I'll spell out count because that is the primary goal.  The generation number
is just to be able to check each query to ensure the list does not change
whilst reading.

Ira
Ira Weiny April 10, 2024, 6:19 a.m. UTC | #9
fan wrote:
> On Sun, Mar 24, 2024 at 04:18:17PM -0700, ira.weiny@intel.com wrote:
> > From: Navneet Singh <navneet.singh@intel.com>
> > 

[snip]

> > +
> > +/**
> > + * cxl_read_dc_extents() - Read any existing extents
> > + * @cxled: Endpoint decoder which is part of a region
> > + *
> > + * Issue the Get Dynamic Capacity Extent List command to the device
> > + * and add any existing extents found which belong to this decoder.
> > + *
> > + * Return: 0 if command was executed successfully, -ERRNO on error.
> > + */
> > +int cxl_read_dc_extents(struct cxl_endpoint_decoder *cxled)
> > +{
> > +	struct cxl_memdev_state *mds = cxled_to_mds(cxled);
> > +	struct device *dev = mds->cxlds.dev;
> > +	unsigned int extent_gen_num;
> > +	int rc;
> > +
> > +	if (!cxl_dcd_supported(mds)) {
> > +		dev_dbg(dev, "DCD unsupported\n");
> > +		return 0;
> > +	}
> > +
> > +	rc = cxl_dev_get_dc_extent_cnt(mds, &extent_gen_num);
> > +	dev_dbg(mds->cxlds.dev, "Extent count: %d Generation Num: %d\n",
> > +		rc, extent_gen_num);
> > +	if (rc <= 0) /* 0 == no records found */
> > +		return rc;
> > +
> > +	return cxl_dev_get_dc_extents(cxled, extent_gen_num, rc);
> 
> Not sure about the behaviour here. From the cxl_dev_get_dc_extents
> implementation below, if gen_num changed or the expected extent count
> changed, it will return error. 

yep.

> If I understand it correctly, if the above two values change, it means
> the extent list has been updated due to extent add/release since last
> time we read the extent list info (cxl_dev_get_dc_extent_cnt), do we
> need to fail the operation or try again?

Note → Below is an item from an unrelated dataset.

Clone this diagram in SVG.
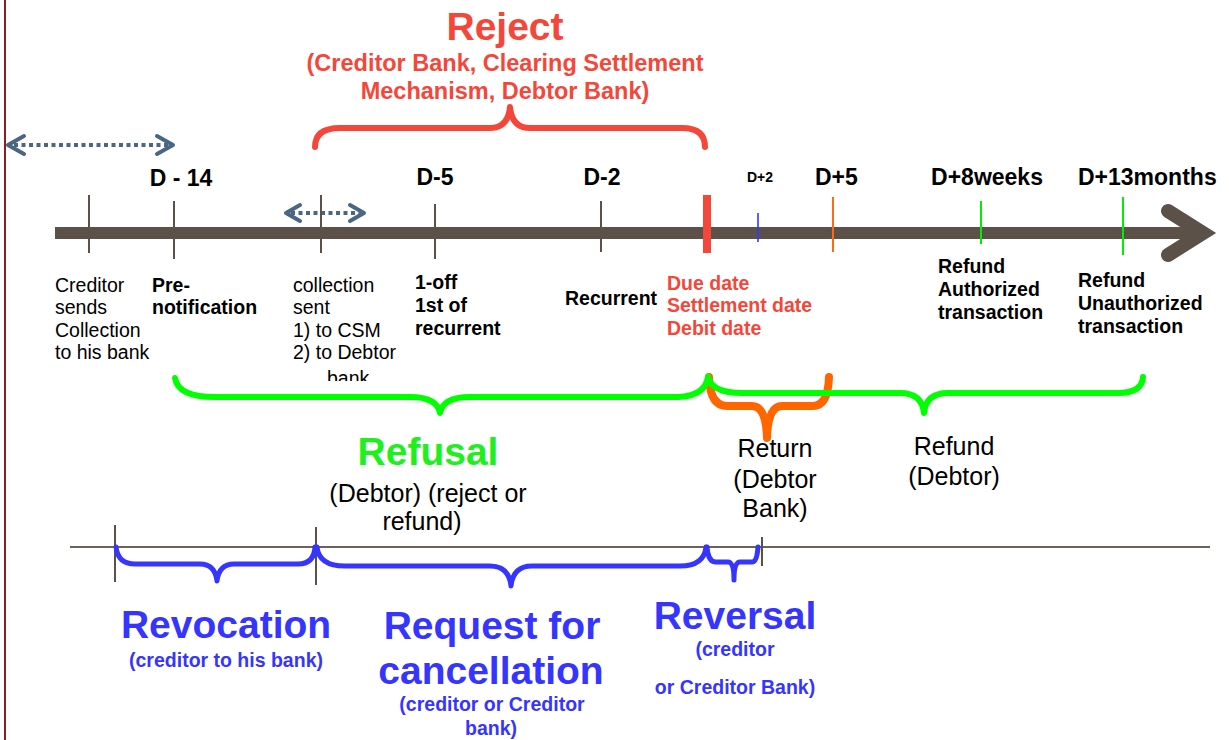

The original series was safe to fail the operation because the list was read on
memory device driver load and not when the regions were created.  This is an
oversight with the new architecture.  Now that regions query for the list
independent of other regions being active the list could indeed change during
this operation.  :-/  So a retry is necessary.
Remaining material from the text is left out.